Intel targets HPC, AI with first high-bandwidth memory CPU

SC22, this year’s version of the well-known supercomputing conference, kicks off next week, but Intel jumped the line for admission this week with an announcement showing off how it is evolving its approach for addressing high-performance computing and AI needs and workloads.

Intel, after a run of lousy news that included a plan to cut $3 billion in costs over the next year, this week announced the Intel Max Series product family, which includes Intel’s first x86 CPU with high-bandwidth memory. 

That would be the Xeon CPU Max Series for high-bandwidth memory (HBM) applications, which previously has been referred to as Sapphire Rapids HBM. The other star of the Max series announced this week is the Intel Data Center GPU Max Series, previously called Ponte Vecchio. 

Both products will be deployed in conjunction with Argonne National Laboratory’s Aurora supercomputer, which was announced late last year and is due for completion soon. At least a dozen vendor partners are lining up to support the products, both of which are due to roll out in January 2023. The come at a time when Intel, Nvidia, AMD and other players in the sector have been holding up HPC and AI as the main use cases driving their product evolutions.

“To ensure no HPC workload is left behind, we need a solution that maximizes bandwidth, maximizes compute, maximizes developer productivity and ultimately maximizes impact,” said Jeff McVeigh, Corporate Vice President and General Manager, Super Compute Group at Intel, as he explained both the name and aim of the new processor series.
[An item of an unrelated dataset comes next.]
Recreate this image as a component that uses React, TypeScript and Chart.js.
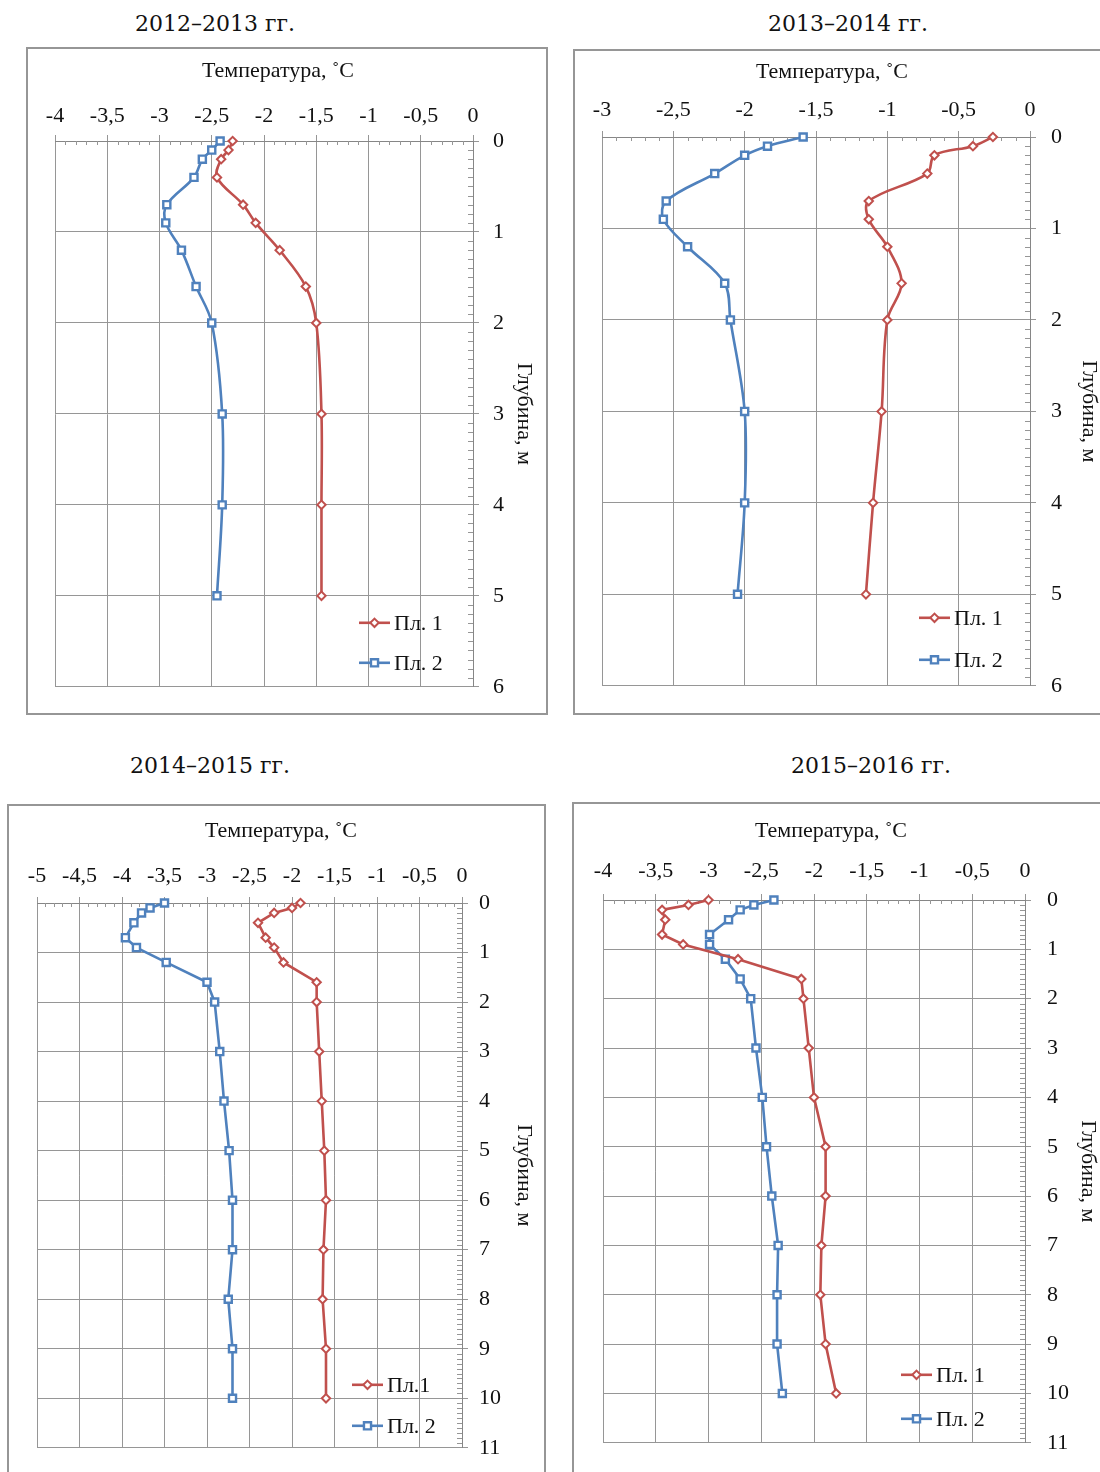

Intel described the Xeon Max CPU as offering up to 56 performance cores constructed of four tiles and connected using Intel’s embedded multi-die interconnect bridge technology, in a 350-watt envelope. It contains 64GB of high bandwidth in-package memory, as well as PCI Express 5.0 and CXL1.1 I/O, and will provide more than 1GB of HBM capacity per core, enough to fit most common HPC workloads, the company said. Intel also claimed that performance and power efficiency of the CPUs are better than that of competing CPUs.
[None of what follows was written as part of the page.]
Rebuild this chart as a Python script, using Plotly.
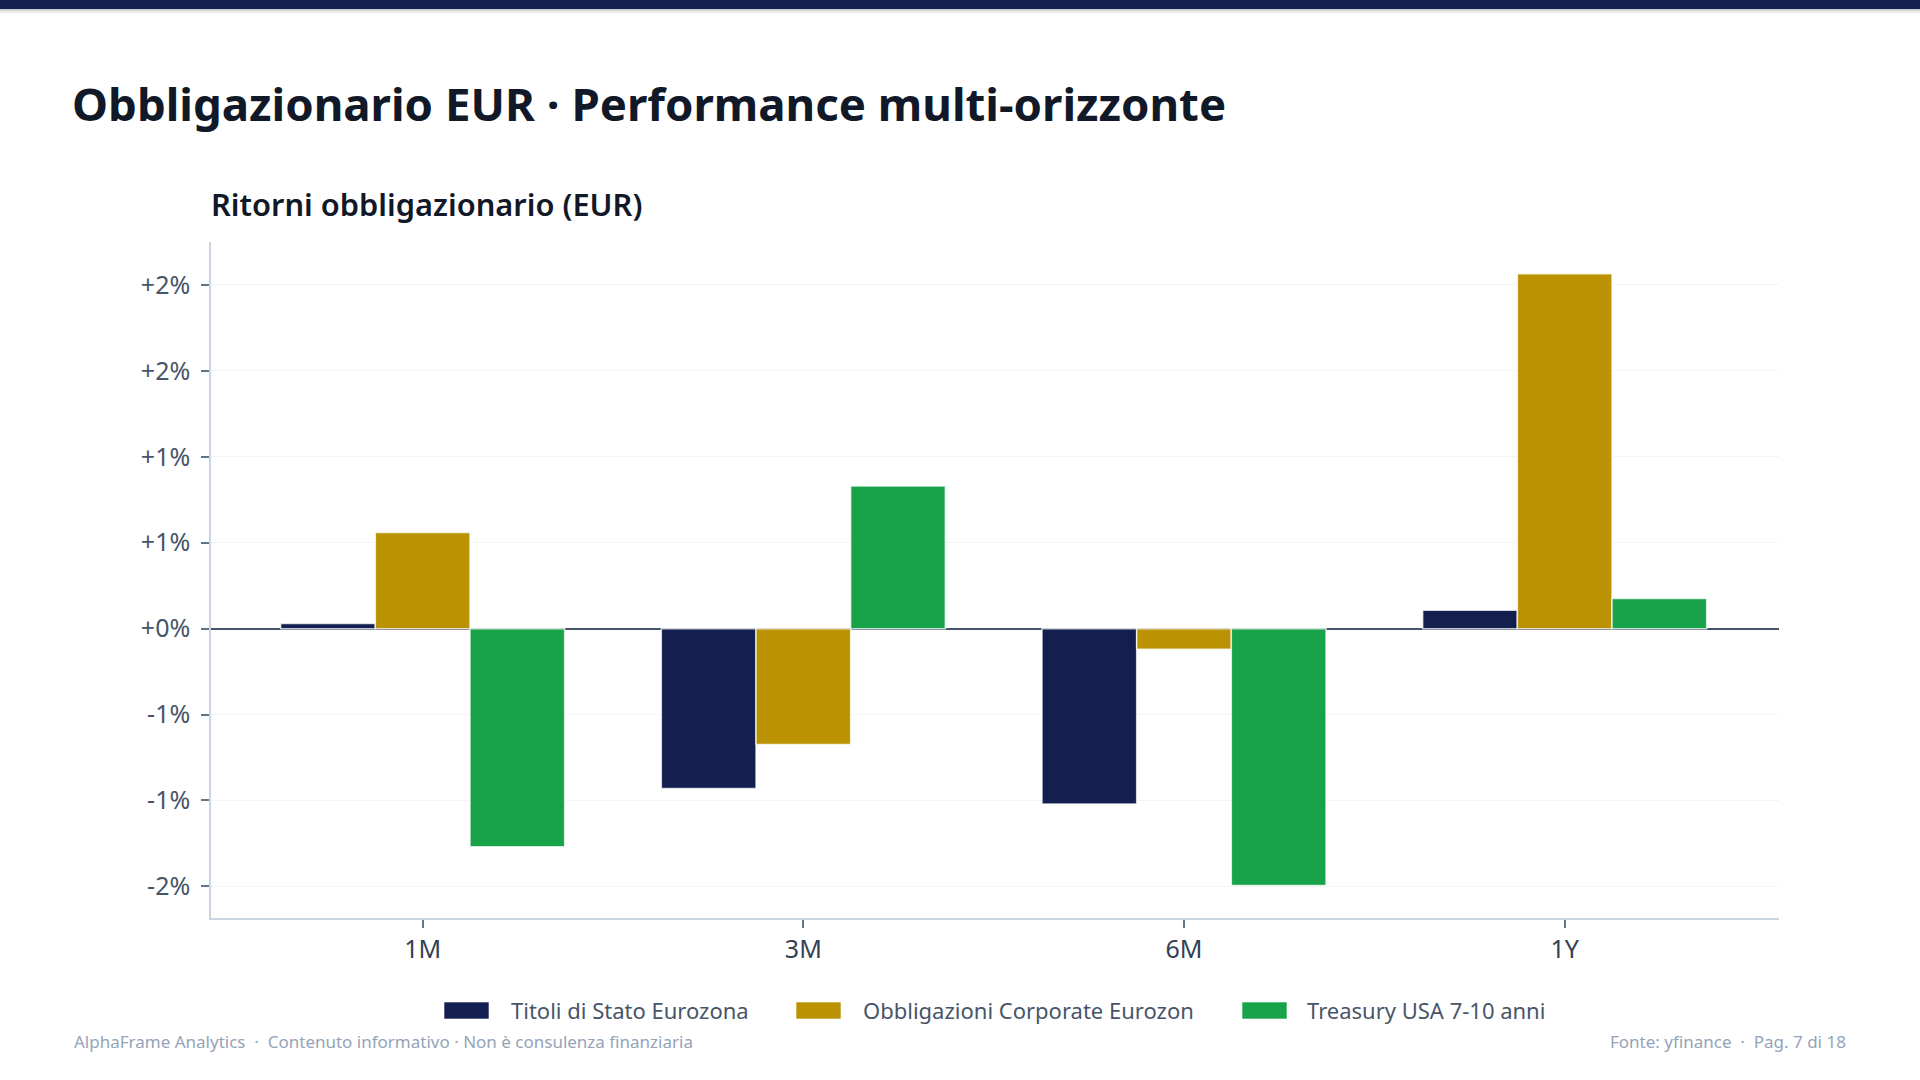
import plotly.graph_objects as go

# ---- data ----
horizons = ["1M", "3M", "6M", "1Y"]
series_names = ["Titoli di Stato Eurozona", "Obbligazioni Corporate Eurozon", "Treasury USA 7-10 anni"]
titoli_stato = [0.03, -0.93, -1.02, 0.107]
corporate = [0.56, -0.675, -0.12, 2.065]
treasury_usa = [-1.27, 0.83, -1.495, 0.176]
series_values = [titoli_stato, corporate, treasury_usa]
series_colors = ["#131F4F", "#BC9205", "#18A34A"]
tick_vals = [-1.5, -1.0, -0.5, 0.0, 0.5, 1.0, 1.5, 2.0]
tick_text = ["-2%", "-1%", "-1%", "+0%", "+1%", "+1%", "+2%", "+2%"]

W, H = 1920, 1080
ML, MR, MT, MB = 211, 141, 242, 162
PW, PH = W - ML - MR, H - MT - MB

def px(x):
    return (x - ML) / PW

def py(y):
    return (H - MB - y) / PH

FONT = "Segoe UI, Noto Sans, Open Sans, sans-serif"

fig = go.Figure()
for name, vals, col in zip(series_names, series_values, series_colors):
    fig.add_trace(go.Bar(
        x=horizons, y=vals, name=name,
        marker=dict(color=col, line=dict(color="rgba(255,255,255,0.75)", width=1.5)),
        showlegend=False,
    ))

shapes = [
    dict(type="rect", xref="paper", yref="paper", x0=px(0), x1=px(W), y0=py(0), y1=py(9),
         fillcolor="#131F4F", line=dict(width=0), layer="above"),
]
for i, op in enumerate([0.22, 0.15, 0.10, 0.06, 0.03]):
    shapes.append(dict(type="rect", xref="paper", yref="paper", x0=px(0), x1=px(W),
                       y0=py(9 + i), y1=py(10 + i), fillcolor=f"rgba(0,0,0,{op})",
                       line=dict(width=0), layer="above"))

annotations = [
    dict(text="<b>Obbligazionario EUR · Performance multi-orizzonte</b>", xref="paper", yref="paper",
         x=px(70), y=py(103), xanchor="left", yanchor="middle", showarrow=False,
         font=dict(family=FONT, size=45.6, color="#111827")),
    dict(text="Ritorni obbligazionario (EUR)", xref="paper", yref="paper",
         x=px(209), y=py(204), xanchor="left", yanchor="middle", showarrow=False,
         font=dict(family=FONT, size=30.8, color="#111827", weight=600)),
    dict(text="AlphaFrame Analytics  ·  Contenuto informativo · Non è consulenza finanziaria",
         xref="paper", yref="paper", x=px(72), y=py(1041), xanchor="left", yanchor="middle",
         showarrow=False, font=dict(family=FONT, size=17, color="#94A3B8")),
    dict(text="Fonte: yfinance  ·  Pag. 7 di 18", xref="paper", yref="paper",
         x=px(1848), y=py(1041), xanchor="right", yanchor="middle",
         showarrow=False, font=dict(family=FONT, size=17, color="#94A3B8")),
]

# manual legend
leg_rect_x = [444, 796, 1242]
leg_text_x = [509, 861, 1305]
for name, col, rx, tx in zip(series_names, series_colors, leg_rect_x, leg_text_x):
    shapes.append(dict(type="rect", xref="paper", yref="paper", x0=px(rx), x1=px(rx + 45),
                       y0=py(1019), y1=py(1002), fillcolor=col,
                       line=dict(color="rgba(255,255,255,0.6)", width=1)))
    annotations.append(dict(text=name, xref="paper", yref="paper", x=px(tx), y=py(1010),
                            xanchor="left", yanchor="middle", showarrow=False,
                            font=dict(family=FONT, size=22, color="#475569")))

fig.update_layout(
    width=W, height=H,
    margin=dict(l=ML, r=MR, t=MT, b=MB, autoexpand=False),
    paper_bgcolor="white", plot_bgcolor="white",
    barmode="group", bargap=0.254, bargroupgap=0.0,
    showlegend=False,
    shapes=shapes, annotations=annotations,
    font=dict(family=FONT),
)
fig.update_xaxes(
    range=[-0.556, 3.563],
    showline=True, linecolor="#CBD5E1", linewidth=1.5,
    ticks="outside", ticklen=8, tickcolor="#64748B", tickwidth=1.5,
    tickfont=dict(family=FONT, size=25, color="#334155"),
    showgrid=False,
)
fig.update_yaxes(
    range=[-1.684, 2.25],
    tickvals=tick_vals, ticktext=tick_text,
    showline=True, linecolor="#CBD5E1", linewidth=1.5,
    ticks="outside", ticklen=8, tickcolor="#64748B", tickwidth=1.5,
    ticklabelstandoff=6,
    tickfont=dict(family=FONT, size=25, color="#475569"),
    showgrid=True, gridcolor="#F3F4F6", gridwidth=1,
    zeroline=True, zerolinecolor="#475569", zerolinewidth=2,
)

fig.write_html("out.html")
The Xeon The Max Series GPU is Intel’s highest density processor, packing over 100 billion transistors into a 47-tile package with up to 128 gigabytes (GB) of high bandwidth memory. The oneAPI open software ecosystem provides a single programming environment for both new processors. Intel’s 2023 oneAPI and AI tools will deliver capabilities to enable the Intel Max Series products' advanced features.